Moving from the impact pressure, Figure 14 shows the wave energy expected to be experienced by the turbine per m³ of water (Joule/m³) (x-axis) at the breaking wave position at various vertical elevations (y-axis). Here, the duct appears to increase the turbine’s exposure to the wave energy when compared to the bare turbine case. If the 0 (still water level) ≤ y/H_br ≤ 0.5 (wave amplitude) region is considered the main operational elevation of the device, then it can be shown that incorporating the duct into the design will increase the exposure of the turbine to 1.6 times more wave energy when compared to a bare turbine.

In addition to the breaking wave position, Figure 15a,b show the results of the experiments for the near-breaking wave zone and the broken wave zone. The duct appears to increase and focus the energy so that the energy exposure per m³ of water is higher near the still water level but may reduce quickly as it goes passed the y/L = 0.5 elevation. Nevertheless, in operational elevation, the duct may expose 1.3 time more energy to the turbine in both the near-breaking wave zone and the broken wave zone.

This additional energy exposure can occur due to the duct not only reducing the impact pressure, but also lengthening the period where the water flows past the turbine as shown in the pressure time series data. Figure 16a shows the pressure time series for the no duct case where the impact rise time was very high and dropped immediately, followed by the quasi-static pressure from the wave crest before the pressure became flat due to water falling below the turbine location during the wave’s trough. Once the duct was added, see Figure 16b, the pressure flattens for longer durations (red arrows), thus increasing the potential of energy absorption by the power take-off.

3.2. Wave Angle (β) Effect to the Performance of the Ducted OIST WEC

The measurements result of the average of 10 highest horizontal wave pressures measured can be seen in Figure 17. As expected, the pressure significantly reduces once the wave reaches the device at an angle. Interestingly, both the ducted case (orange triangle) and the no duct case (blue circle) exhibit similar results after just 10° of wave angle. Relatively low landward wave pressure was measured at β > 60°.

Figure 18a shows the average wave pressure measurements for both the ducted case and the no duct case with the average pressure normalized by the maximum average pressure of each case. A cosine function line (blue) is added as theoretical guidance as the pressure experienced by the turbine at an angle should be a cosine function and therefore should follow this line. The measurements show that the no duct case appears to consistently follow this line. For the ducted case, on the other hand, it follows the line up to around β = 40°, then it begins to decline, meaning the reduction in wave energy exposure to the turbine is more than anticipated when the duct is added to the overall device after this critical angle. However, it is important to note that less impact pressure does not equate to less energy exposure. Figure 18b shows that in terms of energy exposure per m³ of water the duct still provides an advantage compared to the no duct case by a factor of two up to about β = 40° and declining up to β = 60°. Any angle larger than this is expected for the duct to have a negative impact on the device’s performance because there may not be enough water to enter the duct’s inlet, thus limiting the waterflow through the turbine.

4. Conclusions

A challenging wave energy converter design placed in a breaking wave zone was introduced in 2016. This WEC project, run by the Okinawa Institute of Science and Technology Graduate University (OIST), aims to take advantage of the breaking wave energy to harness electricity. The directionality of the incident wave plays a big role in a device’s performance, leading to the placement of an energy converter in a place where the wave typically travels in a narrow band of directional wave (toward the coast). This may lead to a more specifically designed device, enabling higher efficiency in the future. The initial testing of the device, including a full-scale prototype deployment in Maldives has been described in Section 2.

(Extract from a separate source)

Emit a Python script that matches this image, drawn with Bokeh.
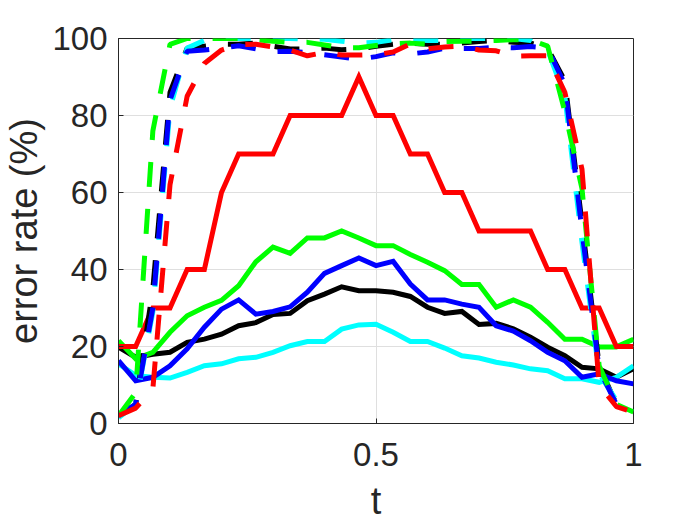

A campaign of experimental exploration was carried out to comprehensively observe the effect of adding a duct structure to the early design of the OIST Wave Energy Converter device. The exploration was divided into three regions of near breaking, breaking, and broken wave zones.

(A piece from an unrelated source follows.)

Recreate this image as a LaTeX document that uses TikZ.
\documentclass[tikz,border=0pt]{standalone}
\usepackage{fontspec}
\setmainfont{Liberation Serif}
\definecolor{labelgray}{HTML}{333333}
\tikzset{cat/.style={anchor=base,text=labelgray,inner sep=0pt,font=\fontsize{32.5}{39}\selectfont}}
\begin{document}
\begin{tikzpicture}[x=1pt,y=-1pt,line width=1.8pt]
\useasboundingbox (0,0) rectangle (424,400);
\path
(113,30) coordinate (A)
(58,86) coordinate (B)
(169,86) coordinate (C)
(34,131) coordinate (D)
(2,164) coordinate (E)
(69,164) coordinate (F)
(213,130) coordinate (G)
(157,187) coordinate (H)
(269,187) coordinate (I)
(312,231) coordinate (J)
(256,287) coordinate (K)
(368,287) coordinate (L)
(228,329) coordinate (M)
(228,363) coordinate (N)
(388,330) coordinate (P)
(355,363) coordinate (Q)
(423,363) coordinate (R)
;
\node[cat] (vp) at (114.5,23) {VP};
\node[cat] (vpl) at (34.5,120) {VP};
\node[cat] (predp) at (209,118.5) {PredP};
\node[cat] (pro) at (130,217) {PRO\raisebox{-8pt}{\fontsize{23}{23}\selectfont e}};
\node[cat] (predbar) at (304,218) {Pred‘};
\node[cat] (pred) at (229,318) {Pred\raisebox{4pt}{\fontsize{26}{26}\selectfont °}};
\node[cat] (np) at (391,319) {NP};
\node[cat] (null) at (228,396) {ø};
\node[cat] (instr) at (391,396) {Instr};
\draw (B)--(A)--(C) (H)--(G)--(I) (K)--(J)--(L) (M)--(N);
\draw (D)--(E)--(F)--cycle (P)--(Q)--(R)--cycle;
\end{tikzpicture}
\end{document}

For the near-breaking zone, it was observed that adding the duct into early designs of the WEC not only reduces the impact pressure by a factor of 1.9, but also increases the wave energy exposure to the turbine by 1.3 times at the main operational elevation of 0 (still water level) ≤ y/H_br ≤ 0.5 (wave amplitude). In the broken wave zone, the duct had less effect on the reduction of the impact pressure; however, it managed to increase the energy exposure by 1.3 times to the power take-off mechanism, similar to the near-breaking location results. In the breaking wave zone, a 1.6 higher increase in wave energy exposure was recorded with the ducted case compared to that of the no duct case, while the duct also managed to reduce the impact pressure by a factor of 2.2.

Continuing the wave angle exploration, both the no duct case and the ducted case were exposed to multiple directional waves. The test was done for the breaking wave position at still water level (y/H_br = 0). The results show that the no duct case follows a cosine function as expected with the impact pressure significantly reduced once the wave hits at an angle, even as small as 10°, and becomes similar to the ducted case results. For the ducted case, however, it is found that 40° wave angle (β) was the critical angle where the performance becomes significantly worse at any angle greater than this. The duct, however, still provides a beneficial influence on the device performance up to β = 60°. From this, one can expect the duct may prevent the waterflow to the turbine at any degree greater than that.